When young men in traditional Jewish circles near their wedding date, they are encouraged to study some key texts about marital intimacy, like Baalei HaNefesh of the Raavad, and Igeres HaKodesh of the Ramban. These texts are many hundreds of years old, but postmodern in their outlook. They are powerful enough to make an impact even on males in the full bloom of their hormonal rushes. A new couple learns that their physical attraction can function to help two dissimilar individuals through the difficult labor of putting aside their differences and becoming one unit. Minimally, it serves as a prod against the male hesitation to commit. It can add freshness to a marriage that might otherwise fade with habituation. The Talmud itself suggests that the monthly separation of husband and wife through the laws of family purity serves to reunite them afterwards with the emotional charge of a groom for his bride.
These texts, though, don’t stop at the pragmatic. They offer a glimpse of something that may be beyond the grasp of the typical newlywed couple, but is important for them to know and strive for in the years ahead.

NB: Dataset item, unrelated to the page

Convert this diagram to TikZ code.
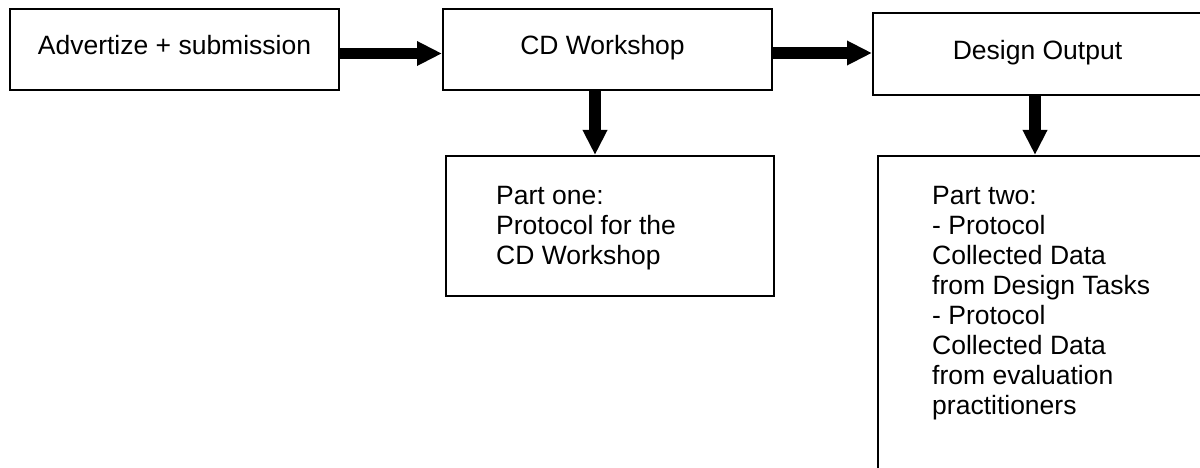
\documentclass[tikz,border=0pt]{standalone}
\usepackage{fontspec}
\setmainfont{Liberation Sans}
\usetikzlibrary{arrows.meta}
\tikzset{
  box/.style={draw=black, line width=2pt, rectangle, inner sep=0pt, font=\fontsize{26.5}{30}\selectfont, text height=19pt, text depth=8pt},
  boxtext/.style={anchor=north west, inner sep=0pt, align=left, font=\fontsize{26.5}{30}\selectfont},
  bigarrow/.style={line width=11.5pt, -{Triangle[length=25pt, width=23pt]}},
}
\begin{document}
\begin{tikzpicture}[x=1pt, y=-1pt]
\useasboundingbox (0,0) rectangle (1200,468);
\clip (0,0) rectangle (1200,468);
\node[box, minimum width=329pt, minimum height=81pt] (b1) at (174.5,49.5) {Advertize + submission};
\node[box, minimum width=329pt, minimum height=81pt] (b2) at (607.5,49.5) {CD Workshop\hspace*{10pt}};
\node[box, minimum width=329pt, minimum height=82pt] (b3) at (1037.5,54) {Design Output};
\node[box, minimum width=328pt, minimum height=140pt] (p1) at (610,226) {};
\node[box, minimum width=328pt, minimum height=330pt] (p2) at (1042,321) {};
\node[boxtext] (p1t) at (496,186) {Part one:\\Protocol for the\\CD Workshop};
\node[boxtext] (p2t) at (932,186) {Part two:\\- Protocol\\Collected Data\\from Design Tasks\\- Protocol\\Collected Data\\from evaluation\\practitioners};
\draw[bigarrow] ([yshift=-4pt]b1.east) -- ([yshift=-4pt]b2.west);
\draw[bigarrow] ([yshift=-3.5pt]b2.east) -- ([yshift=1pt]b3.west);
\draw[bigarrow] ([xshift=-12.5pt]b2.south) -- ([xshift=-12.5pt]b2.south |- p1.north);
\draw[bigarrow] ([xshift=-2.5pt]b3.south) -- ([xshift=-2.5pt]b3.south |- p2.north);
\end{tikzpicture}
\end{document}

Intimacy, on a higher level, is a manner of communication without words. It is not, as Savage would have it, identical with “love,” but a way of expressing and relating the love that beats within the hearts of the couple. That love can grow stronger, not weaker, even as physical attraction between unrelated people might gently wane in succumb to the ravages of time. These texts underscore the holiness of intimacy. They explain that the Torah’s ideal for maritial intimacy is to concentrate on the person, rather than on body parts.
These are worthy goals, consistent with the idée fixe of Judaism – elevating the mundane and turning it into the holy. Even without the lofty embellishments, lots of ordinary folks – Jewish and non-Jewish – fully intuit that there is more to love, more to the nuclear family, than mutually providing pleasure. If Jack and Ennis couldn’t grasp that, let them ride off into the sunset together, and leave the rest of us alone.